Mobility in Germany and Social Distancing
Social distancing is on everyone’s mind, and when you go outside in Germany the streets surely feel emptier. But are people actually staying at home more than usual?
Using digital data sources, we can measure how people move and if they have changed their behavior in recent weeks. To this end, we use anonymized mobility datasets gathered from mobile phones.
In our datasets, we see how many people move within and between counties (Landkreise) in Germany. We know how many people move, but we do not know who. We can’t distinguish individuals or gain access to any personal information such as age or gender. For more details on the data and what constitutes a trip, see the data and methods page.
General mobility trends
So, are people moving less than usual? The short answer: Yes
During March 2020, we see a distinct decrease in overall mobility. On a typical weekday, we would see around 190 million trips in the beginning of March. At the end of the month, this has decreased to around 120 million trips.

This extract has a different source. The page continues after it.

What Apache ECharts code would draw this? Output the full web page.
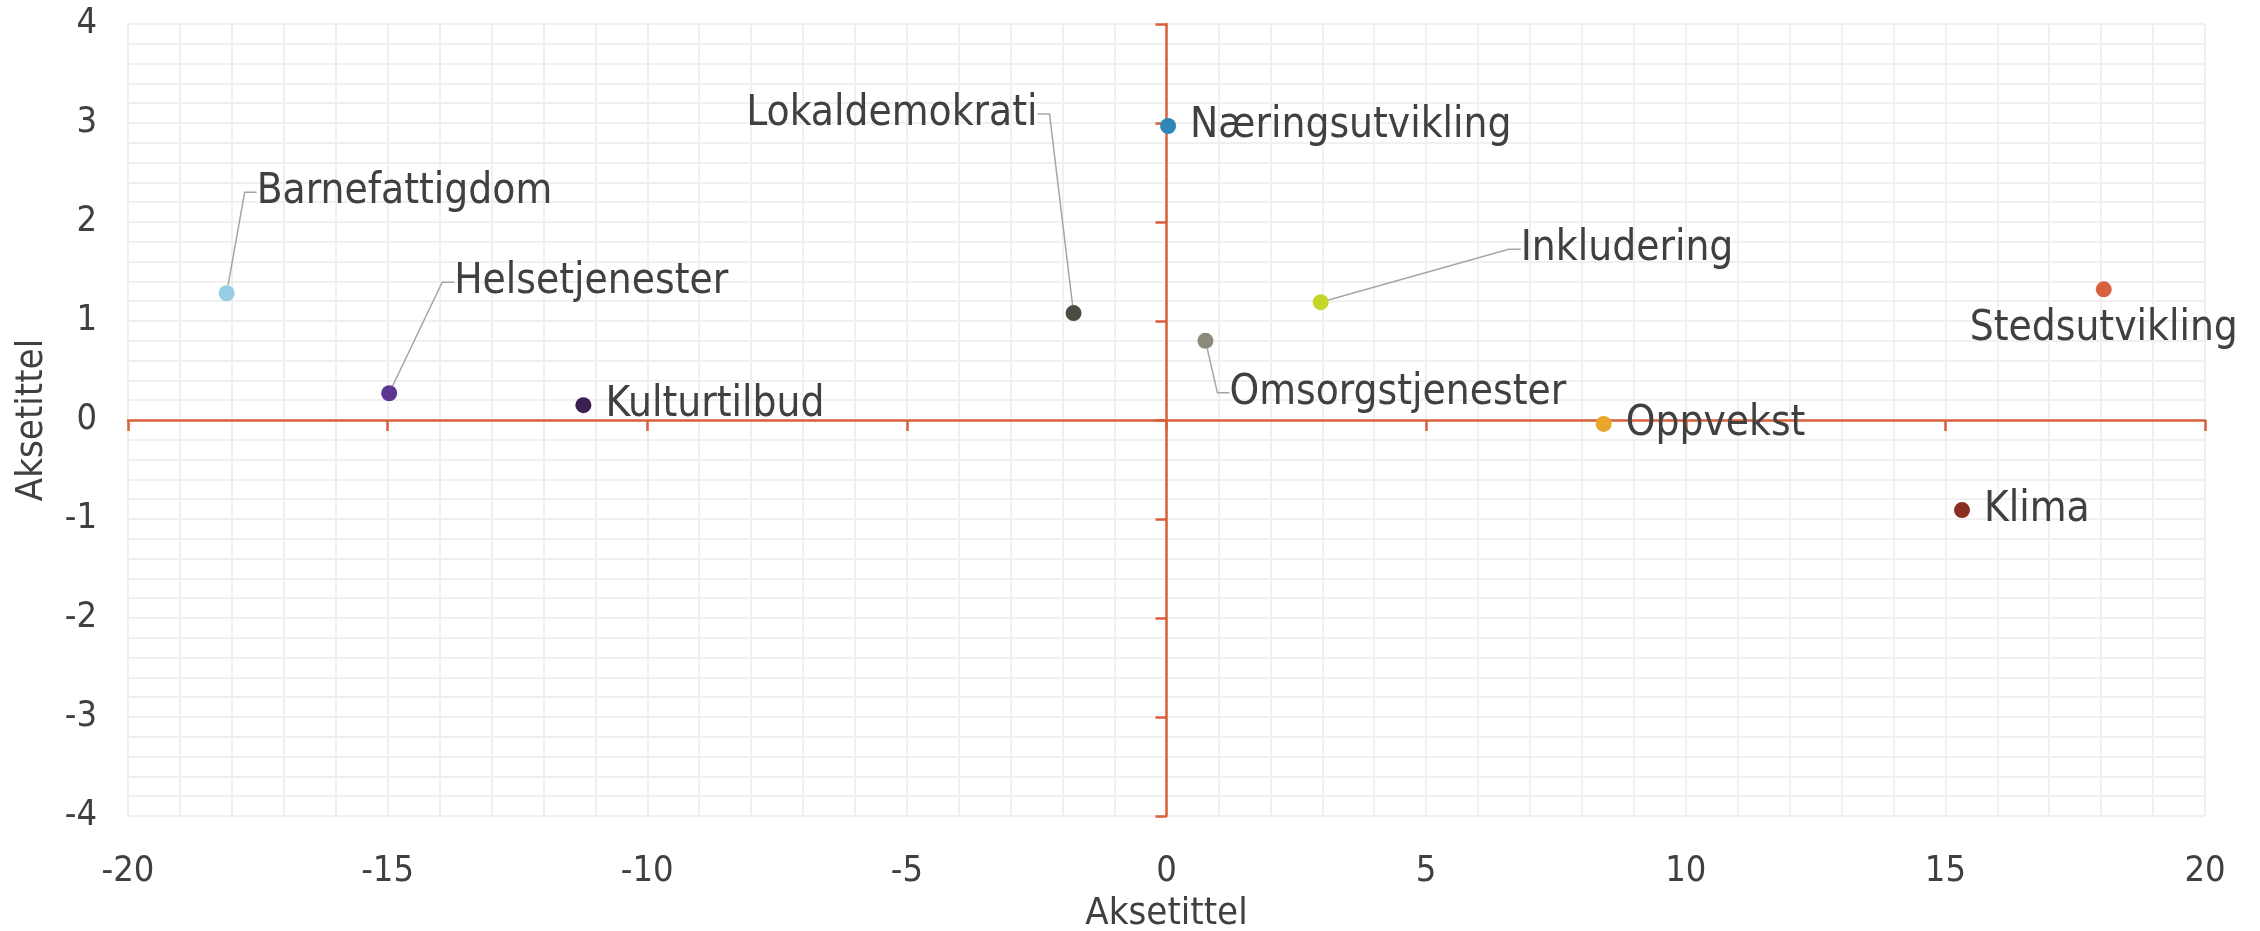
<!DOCTYPE html>
<html>
<head>
<meta charset="utf-8">
<script src="https://cdn.jsdelivr.net/npm/echarts@6/dist/echarts.min.js"></script>
<style>
  html, body { margin: 0; padding: 0; background: #ffffff; }
  #chart { width: 2260px; height: 931px; }
</style>
</head>
<body>
<div id="chart"></div>
<script>
// data
var names = ['Barnefattigdom', 'Helsetjenester', 'Kulturtilbud', 'Lokaldemokrati', 'Næringsutvikling',
             'Omsorgstjenester', 'Inkludering', 'Oppvekst', 'Klima', 'Stedsutvikling'];
var xValues = [-18.1, -14.97, -11.23, -1.79, 0.03, 0.75, 2.97, 8.42, 15.32, 18.05];
var yValues = [1.28, 0.27, 0.15, 1.08, 2.97, 0.80, 1.19, -0.04, -0.91, 1.32];
var colors = ['#95cde5', '#5e3590', '#3a2150', '#4b4b43', '#2e87b8',
              '#8c8a7c', '#c3d62a', '#e8a62a', '#8a2f1f', '#d9603f'];
var xTicks = [-20, -15, -10, -5, 0, 5, 10, 15, 20];
var yTicks = [-4, -3, -2, -1, 0, 1, 2, 3, 4];

var font = '"DejaVu Sans Condensed", "DejaVu Sans", sans-serif';
var textColor = '#404040';
var axisColor = '#d9603b';
var gridColor = '#f0f0f0';

// where each label sits relative to its point (leader line when moved)
var labelSpots = {
  'Barnefattigdom':   { pos: 'right', dx: 8,   dy: -101, line: true },
  'Helsetjenester':   { pos: 'right', dx: 43,  dy: -111, line: true },
  'Kulturtilbud':     { pos: 'right' },
  'Lokaldemokrati':   { pos: 'left',  dx: -14, dy: -199, line: true },
  'Næringsutvikling': { pos: 'right' },
  'Omsorgstjenester': { pos: 'right', dx: 2,   dy: 52,   line: true },
  'Inkludering':      { pos: 'right', dx: 178, dy: -53,  line: true },
  'Oppvekst':         { pos: 'right' },
  'Klima':            { pos: 'right' },
  'Stedsutvikling':   { pos: 'bottom' }
};

var series = [];
for (var i = 0; i < names.length; i++) {
  var spot = labelSpots[names[i]];
  var s = {
    name: names[i],
    type: 'scatter',
    symbolSize: 16,
    itemStyle: { color: colors[i], opacity: 1 },
    data: [[xValues[i], yValues[i]]],
    label: {
      show: true,
      formatter: names[i],
      position: spot.pos,
      distance: spot.pos === 'bottom' ? 11 : 14,
      fontFamily: font,
      fontSize: 42,
      color: textColor
    },
    emphasis: { disabled: true },
    animation: false
  };
  if (spot.line) {
    s.labelLayout = { dx: spot.dx, dy: spot.dy };
    s.labelLine = {
      show: true,
      length2: 12,
      lineStyle: { color: '#a6a6a6', width: 1.5 }
    };
  }
  series.push(s);
}

var myChart = echarts.init(document.getElementById('chart'));

var option = {
  backgroundColor: '#ffffff',
  animation: false,
  grid: {
    left: 128, right: 55, top: 24, bottom: 115,
    containLabel: false,
    outerBoundsMode: 'none'
  },
  xAxis: [
    {
      // labels, title and gridlines along the bottom edge
      type: 'value',
      position: 'bottom',
      min: xTicks[0], max: xTicks[xTicks.length - 1], interval: 5,
      name: 'Aksetittel',
      nameLocation: 'middle',
      nameGap: 74,
      nameTextStyle: { fontFamily: font, fontSize: 38, color: textColor },
      axisLine: { show: false, onZero: false },
      axisTick: { show: false },
      axisLabel: { fontFamily: font, fontSize: 36, color: textColor, margin: 38 },
      splitLine: { show: true, lineStyle: { color: gridColor, width: 2 } },
      minorTick: { show: false, splitNumber: 5 },
      minorSplitLine: { show: true, lineStyle: { color: gridColor, width: 2 } }
    },
    {
      // the axis line crossing y = 0
      type: 'value',
      position: 'bottom',
      min: xTicks[0], max: xTicks[xTicks.length - 1], interval: 5,
      axisLine: { show: true, onZero: true, lineStyle: { color: axisColor, width: 2.5 } },
      axisTick: { show: true, length: 11, lineStyle: { color: axisColor, width: 2.5 } },
      axisLabel: { show: false },
      splitLine: { show: false }
    }
  ],
  yAxis: [
    {
      type: 'value',
      position: 'left',
      min: yTicks[0], max: yTicks[yTicks.length - 1], interval: 1,
      name: 'Aksetittel',
      nameLocation: 'middle',
      nameGap: 77,
      nameTextStyle: { fontFamily: font, fontSize: 38, color: textColor },
      axisLine: { show: false, onZero: false },
      axisTick: { show: false },
      axisLabel: { fontFamily: font, fontSize: 36, color: textColor, margin: 31 },
      splitLine: { show: true, lineStyle: { color: gridColor, width: 2 } },
      minorTick: { show: false, splitNumber: 5 },
      minorSplitLine: { show: true, lineStyle: { color: gridColor, width: 2 } }
    },
    {
      // the axis line crossing x = 0
      type: 'value',
      position: 'left',
      min: yTicks[0], max: yTicks[yTicks.length - 1], interval: 1,
      axisLine: { show: true, onZero: true, lineStyle: { color: axisColor, width: 2.5 } },
      axisTick: { show: true, length: 11, lineStyle: { color: axisColor, width: 2.5 } },
      axisLabel: { show: false },
      splitLine: { show: false }
    }
  ],
  series: series
};

myChart.setOption(option);
</script>
</body>
</html>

When we compare the number of movements to an average week from March 2019, we clearly see a deviation from the “normal” baseline. Mobility starts to decrease noticeably in the second week of March, with most change taking place in the third week, from March 15-22.
The strong decrease in the third week of March coincides with many major policies taking effect, restricting the movement in Germany. Notable events:
- March 12th: Chancellor Merkel urges Germans to avoid social contact whenever possible and calls for the cancellation of events with over 1000 people
- March 14th (and surrounding days): Increased measures to limit public activities are put in place in several states, such as closures of schools and child day cares
- March 18th: Chancellor Merkel announces world-wide non-essential travel ban, border closures take effect
- March 20th: The state of Bavaria becomes the first to announce a curfew
These policies, paired with social distancing measures by individuals and companies, lead to the strong decrease of mobility in the third week of March.
Although the effect of individual policies is hard to distinguish, some can be seen more clearly. The curfew in Bavaria announced on March 20th lead to the strong decrease in mobility in the following days. You can see this regional effect easily in the Mobility Monitor dashboard.
The most recent data shows a slight rise in mobility in the beginning of April. We will have to observe whether or not this trend continues.
Maps of mobility changes
The decrease in mobility does not affect all regions of Germany the same. Some areas experience more cases of Covid-19, policies are implemented in different ways on a federal state level, and so the degree of social distancing differs.
The following maps show the change in mobility for select weeks, where we compare weeks from March 2020 to an averaged week from March 2019.
For each district, we show the change in trips originating in this district. This data is the same as shown on the Mobility Monitor, but here it is averaged over a week.
In calendar week 11, we observe little change on a regional level. The general mobility starts to decrease, but the deviation from the normal baseline is only -2.2% and not yet noticeable on the map.